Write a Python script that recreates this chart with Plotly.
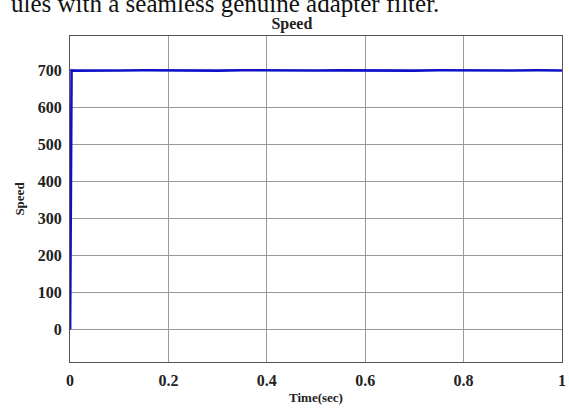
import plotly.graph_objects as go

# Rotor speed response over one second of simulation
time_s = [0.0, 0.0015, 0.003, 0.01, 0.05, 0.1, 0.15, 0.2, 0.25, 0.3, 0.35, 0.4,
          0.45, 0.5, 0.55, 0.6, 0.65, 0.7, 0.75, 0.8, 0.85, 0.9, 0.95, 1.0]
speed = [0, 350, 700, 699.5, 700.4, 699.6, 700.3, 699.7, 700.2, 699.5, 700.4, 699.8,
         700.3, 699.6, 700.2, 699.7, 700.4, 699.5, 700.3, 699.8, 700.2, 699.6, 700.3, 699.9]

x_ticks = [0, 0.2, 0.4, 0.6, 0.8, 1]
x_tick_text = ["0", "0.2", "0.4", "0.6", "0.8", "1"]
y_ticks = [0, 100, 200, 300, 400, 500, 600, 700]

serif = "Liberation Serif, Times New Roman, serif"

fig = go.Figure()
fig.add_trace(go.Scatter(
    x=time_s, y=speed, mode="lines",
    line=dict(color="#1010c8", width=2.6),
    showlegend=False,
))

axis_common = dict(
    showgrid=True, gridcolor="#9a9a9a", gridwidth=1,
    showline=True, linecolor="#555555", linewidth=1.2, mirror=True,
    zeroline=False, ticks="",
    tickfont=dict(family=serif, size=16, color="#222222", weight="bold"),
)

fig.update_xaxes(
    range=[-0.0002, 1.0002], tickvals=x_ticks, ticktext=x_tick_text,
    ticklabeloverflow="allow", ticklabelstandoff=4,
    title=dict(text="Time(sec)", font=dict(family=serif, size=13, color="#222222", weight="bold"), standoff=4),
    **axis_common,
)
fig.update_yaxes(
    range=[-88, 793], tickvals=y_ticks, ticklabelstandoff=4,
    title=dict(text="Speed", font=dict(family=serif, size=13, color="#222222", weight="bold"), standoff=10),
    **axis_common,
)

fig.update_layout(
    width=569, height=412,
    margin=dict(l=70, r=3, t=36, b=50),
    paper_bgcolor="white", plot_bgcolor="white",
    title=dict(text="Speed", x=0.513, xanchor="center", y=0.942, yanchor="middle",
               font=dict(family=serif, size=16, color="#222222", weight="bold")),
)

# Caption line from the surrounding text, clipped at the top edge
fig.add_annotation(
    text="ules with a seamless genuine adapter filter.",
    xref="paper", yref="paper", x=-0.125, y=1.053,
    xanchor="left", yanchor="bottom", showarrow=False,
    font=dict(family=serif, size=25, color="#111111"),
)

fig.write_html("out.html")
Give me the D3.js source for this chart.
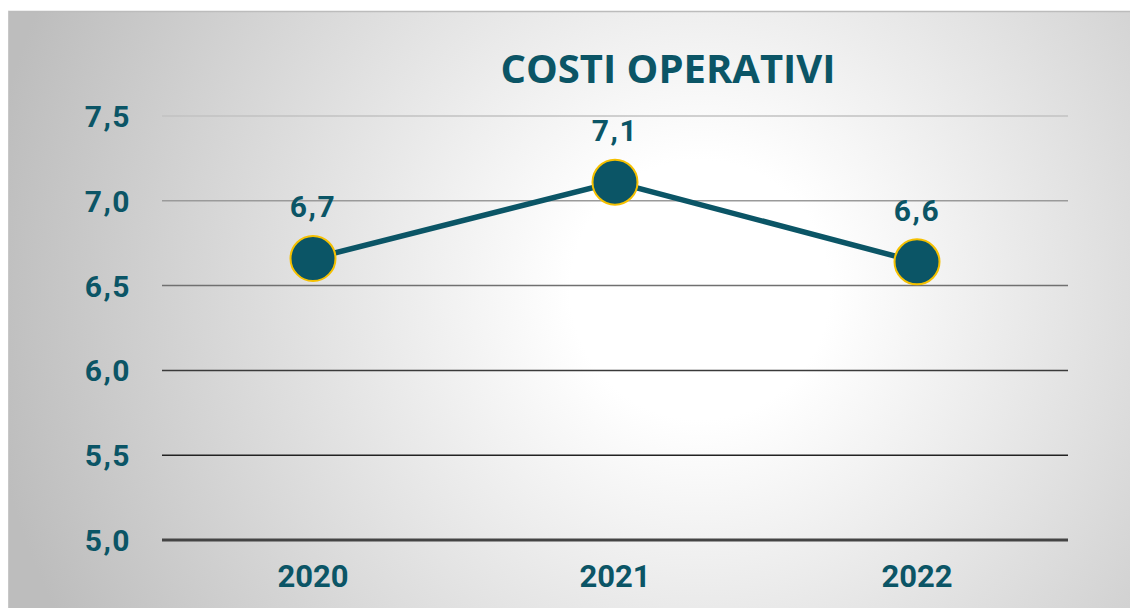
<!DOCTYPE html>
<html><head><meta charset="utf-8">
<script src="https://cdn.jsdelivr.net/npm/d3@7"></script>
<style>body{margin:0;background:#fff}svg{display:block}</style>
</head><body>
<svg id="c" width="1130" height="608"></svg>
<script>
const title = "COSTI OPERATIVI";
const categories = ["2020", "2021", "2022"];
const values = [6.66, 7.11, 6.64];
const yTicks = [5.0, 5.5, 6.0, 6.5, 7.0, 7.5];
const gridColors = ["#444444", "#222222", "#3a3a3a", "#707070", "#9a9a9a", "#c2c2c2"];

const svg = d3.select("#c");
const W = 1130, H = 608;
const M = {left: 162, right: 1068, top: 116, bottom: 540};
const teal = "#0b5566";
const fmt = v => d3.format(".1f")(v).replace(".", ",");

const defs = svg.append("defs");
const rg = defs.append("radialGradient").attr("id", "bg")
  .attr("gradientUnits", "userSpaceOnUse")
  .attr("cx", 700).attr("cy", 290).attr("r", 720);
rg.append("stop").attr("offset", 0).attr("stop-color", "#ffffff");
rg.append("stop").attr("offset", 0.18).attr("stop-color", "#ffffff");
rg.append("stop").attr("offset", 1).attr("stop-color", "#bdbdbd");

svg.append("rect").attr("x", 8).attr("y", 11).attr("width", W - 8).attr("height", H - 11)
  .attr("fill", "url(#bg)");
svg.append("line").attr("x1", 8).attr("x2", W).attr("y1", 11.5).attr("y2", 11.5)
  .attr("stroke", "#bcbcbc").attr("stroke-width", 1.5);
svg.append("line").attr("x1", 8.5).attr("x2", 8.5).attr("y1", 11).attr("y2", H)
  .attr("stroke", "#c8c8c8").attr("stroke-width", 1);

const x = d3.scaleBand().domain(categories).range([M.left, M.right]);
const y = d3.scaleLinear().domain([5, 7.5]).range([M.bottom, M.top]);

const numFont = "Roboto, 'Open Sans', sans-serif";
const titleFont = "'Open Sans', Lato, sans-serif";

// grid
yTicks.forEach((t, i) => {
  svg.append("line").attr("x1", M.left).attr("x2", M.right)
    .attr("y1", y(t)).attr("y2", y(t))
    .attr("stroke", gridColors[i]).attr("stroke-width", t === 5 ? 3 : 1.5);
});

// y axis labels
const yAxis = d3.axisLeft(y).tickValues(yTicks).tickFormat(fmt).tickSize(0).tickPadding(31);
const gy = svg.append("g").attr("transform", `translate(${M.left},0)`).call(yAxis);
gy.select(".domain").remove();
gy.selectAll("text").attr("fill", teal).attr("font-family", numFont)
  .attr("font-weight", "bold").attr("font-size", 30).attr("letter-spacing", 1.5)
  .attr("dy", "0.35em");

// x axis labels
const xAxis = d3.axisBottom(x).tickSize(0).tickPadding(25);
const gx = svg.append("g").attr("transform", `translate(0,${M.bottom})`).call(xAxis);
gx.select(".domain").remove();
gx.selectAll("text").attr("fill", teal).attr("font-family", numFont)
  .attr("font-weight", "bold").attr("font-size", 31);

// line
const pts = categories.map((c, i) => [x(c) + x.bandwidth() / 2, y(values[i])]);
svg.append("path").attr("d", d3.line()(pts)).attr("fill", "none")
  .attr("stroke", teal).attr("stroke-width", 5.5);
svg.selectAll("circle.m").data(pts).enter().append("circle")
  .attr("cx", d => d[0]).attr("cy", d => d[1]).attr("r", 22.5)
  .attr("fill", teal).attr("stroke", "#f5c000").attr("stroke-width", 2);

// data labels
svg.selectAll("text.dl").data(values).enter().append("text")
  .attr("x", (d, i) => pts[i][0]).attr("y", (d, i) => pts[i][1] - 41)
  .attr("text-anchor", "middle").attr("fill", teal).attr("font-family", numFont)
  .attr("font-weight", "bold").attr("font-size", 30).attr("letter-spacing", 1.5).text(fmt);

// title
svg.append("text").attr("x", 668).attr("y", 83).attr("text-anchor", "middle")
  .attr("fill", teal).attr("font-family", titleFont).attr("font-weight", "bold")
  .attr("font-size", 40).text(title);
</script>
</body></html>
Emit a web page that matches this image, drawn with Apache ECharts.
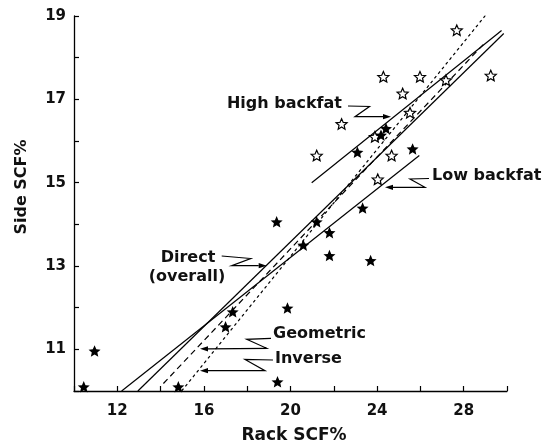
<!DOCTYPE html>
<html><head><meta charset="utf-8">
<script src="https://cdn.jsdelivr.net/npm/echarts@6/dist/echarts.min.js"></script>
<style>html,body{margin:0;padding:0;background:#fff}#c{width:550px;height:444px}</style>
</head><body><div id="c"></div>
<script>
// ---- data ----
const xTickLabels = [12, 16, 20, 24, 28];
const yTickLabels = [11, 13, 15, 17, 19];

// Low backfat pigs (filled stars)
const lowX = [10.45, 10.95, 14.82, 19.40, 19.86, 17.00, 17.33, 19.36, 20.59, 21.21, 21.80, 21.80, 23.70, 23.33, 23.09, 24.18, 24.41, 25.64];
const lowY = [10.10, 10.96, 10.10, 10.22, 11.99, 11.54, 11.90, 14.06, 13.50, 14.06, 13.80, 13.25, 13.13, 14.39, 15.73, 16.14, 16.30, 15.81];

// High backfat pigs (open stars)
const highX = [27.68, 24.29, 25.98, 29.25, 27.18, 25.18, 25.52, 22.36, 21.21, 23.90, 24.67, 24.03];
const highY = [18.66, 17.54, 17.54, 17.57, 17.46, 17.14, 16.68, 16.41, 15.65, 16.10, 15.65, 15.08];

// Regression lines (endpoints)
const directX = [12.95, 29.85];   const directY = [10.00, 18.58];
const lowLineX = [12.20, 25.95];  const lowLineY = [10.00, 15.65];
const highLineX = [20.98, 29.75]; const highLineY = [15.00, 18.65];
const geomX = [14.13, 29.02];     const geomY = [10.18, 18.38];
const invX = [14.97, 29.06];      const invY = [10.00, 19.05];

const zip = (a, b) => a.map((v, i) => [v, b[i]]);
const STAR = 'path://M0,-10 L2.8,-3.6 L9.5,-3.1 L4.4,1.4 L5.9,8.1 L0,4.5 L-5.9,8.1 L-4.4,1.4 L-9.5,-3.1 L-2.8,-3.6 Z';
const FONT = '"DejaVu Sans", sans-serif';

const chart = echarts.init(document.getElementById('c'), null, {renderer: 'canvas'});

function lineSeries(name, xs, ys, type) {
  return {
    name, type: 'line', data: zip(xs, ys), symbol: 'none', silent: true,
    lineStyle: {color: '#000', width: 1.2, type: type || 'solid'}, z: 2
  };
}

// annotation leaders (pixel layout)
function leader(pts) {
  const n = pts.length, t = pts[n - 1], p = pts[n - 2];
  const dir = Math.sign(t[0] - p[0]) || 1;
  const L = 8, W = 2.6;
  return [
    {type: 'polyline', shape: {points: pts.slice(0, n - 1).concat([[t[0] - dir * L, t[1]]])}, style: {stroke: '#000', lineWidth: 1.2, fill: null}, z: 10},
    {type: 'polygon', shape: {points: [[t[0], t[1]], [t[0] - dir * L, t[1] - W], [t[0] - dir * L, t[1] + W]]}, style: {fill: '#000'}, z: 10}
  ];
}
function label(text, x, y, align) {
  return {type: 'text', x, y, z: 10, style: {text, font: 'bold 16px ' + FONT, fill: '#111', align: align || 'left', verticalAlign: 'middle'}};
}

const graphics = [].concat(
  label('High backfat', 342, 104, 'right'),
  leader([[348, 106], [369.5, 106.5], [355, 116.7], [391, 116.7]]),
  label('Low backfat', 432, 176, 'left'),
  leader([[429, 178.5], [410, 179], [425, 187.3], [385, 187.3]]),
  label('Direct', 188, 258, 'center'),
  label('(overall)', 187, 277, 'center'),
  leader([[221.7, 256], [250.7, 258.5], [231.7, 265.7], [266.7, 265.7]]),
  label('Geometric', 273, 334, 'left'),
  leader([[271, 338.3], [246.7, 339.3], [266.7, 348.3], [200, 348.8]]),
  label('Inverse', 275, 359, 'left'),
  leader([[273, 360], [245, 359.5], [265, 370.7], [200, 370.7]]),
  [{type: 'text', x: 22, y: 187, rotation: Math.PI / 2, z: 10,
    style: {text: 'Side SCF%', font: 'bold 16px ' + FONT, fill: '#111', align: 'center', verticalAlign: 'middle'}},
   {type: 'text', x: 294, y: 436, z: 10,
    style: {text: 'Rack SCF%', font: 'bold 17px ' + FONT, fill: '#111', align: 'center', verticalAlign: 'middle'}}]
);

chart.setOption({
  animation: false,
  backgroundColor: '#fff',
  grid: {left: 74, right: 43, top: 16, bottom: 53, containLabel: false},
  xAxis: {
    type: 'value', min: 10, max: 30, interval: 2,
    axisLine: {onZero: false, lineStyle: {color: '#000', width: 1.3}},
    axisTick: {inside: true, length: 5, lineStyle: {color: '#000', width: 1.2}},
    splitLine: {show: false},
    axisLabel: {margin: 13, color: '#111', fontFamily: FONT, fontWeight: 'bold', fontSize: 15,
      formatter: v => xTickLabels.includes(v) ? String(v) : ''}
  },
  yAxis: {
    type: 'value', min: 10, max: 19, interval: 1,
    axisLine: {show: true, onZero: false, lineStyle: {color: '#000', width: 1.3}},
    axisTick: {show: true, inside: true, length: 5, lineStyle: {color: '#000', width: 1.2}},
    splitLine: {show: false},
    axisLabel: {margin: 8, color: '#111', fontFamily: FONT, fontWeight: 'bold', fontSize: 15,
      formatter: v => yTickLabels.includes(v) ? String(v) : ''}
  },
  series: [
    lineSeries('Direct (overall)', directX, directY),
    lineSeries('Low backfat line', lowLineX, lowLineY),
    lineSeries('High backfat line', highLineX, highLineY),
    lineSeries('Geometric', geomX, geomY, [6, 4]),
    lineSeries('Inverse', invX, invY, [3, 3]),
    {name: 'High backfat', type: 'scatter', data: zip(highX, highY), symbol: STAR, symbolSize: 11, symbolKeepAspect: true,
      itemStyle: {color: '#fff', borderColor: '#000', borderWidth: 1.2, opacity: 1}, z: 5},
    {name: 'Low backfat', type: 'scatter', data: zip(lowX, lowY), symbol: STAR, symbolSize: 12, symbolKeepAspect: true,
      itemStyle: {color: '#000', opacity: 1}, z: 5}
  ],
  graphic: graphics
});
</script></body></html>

* INSTRUCTIONS FOR THE TASK
Keep to the stretch from the line containing "Emit a web page" through the line containing "const invX = [14.97, 29.06];", both ends included, and copy it exactly from the listing above, minus the pictures.

* RESPONSE TO THE EXERCISE
Emit a web page that matches this image, drawn with Apache ECharts.
<!DOCTYPE html>
<html><head><meta charset="utf-8">
<script src="https://cdn.jsdelivr.net/npm/echarts@6/dist/echarts.min.js"></script>
<style>html,body{margin:0;padding:0;background:#fff}#c{width:550px;height:444px}</style>
</head><body><div id="c"></div>
<script>
// ---- data ----
const xTickLabels = [12, 16, 20, 24, 28];
const yTickLabels = [11, 13, 15, 17, 19];

// Low backfat pigs (filled stars)
const lowX = [10.45, 10.95, 14.82, 19.40, 19.86, 17.00, 17.33, 19.36, 20.59, 21.21, 21.80, 21.80, 23.70, 23.33, 23.09, 24.18, 24.41, 25.64];
const lowY = [10.10, 10.96, 10.10, 10.22, 11.99, 11.54, 11.90, 14.06, 13.50, 14.06, 13.80, 13.25, 13.13, 14.39, 15.73, 16.14, 16.30, 15.81];

// High backfat pigs (open stars)
const highX = [27.68, 24.29, 25.98, 29.25, 27.18, 25.18, 25.52, 22.36, 21.21, 23.90, 24.67, 24.03];
const highY = [18.66, 17.54, 17.54, 17.57, 17.46, 17.14, 16.68, 16.41, 15.65, 16.10, 15.65, 15.08];

// Regression lines (endpoints)
const directX = [12.95, 29.85];   const directY = [10.00, 18.58];
const lowLineX = [12.20, 25.95];  const lowLineY = [10.00, 15.65];
const highLineX = [20.98, 29.75]; const highLineY = [15.00, 18.65];
const geomX = [14.13, 29.02];     const geomY = [10.18, 18.38];
const invX = [14.97, 29.06];      const invY = [10.00, 19.05];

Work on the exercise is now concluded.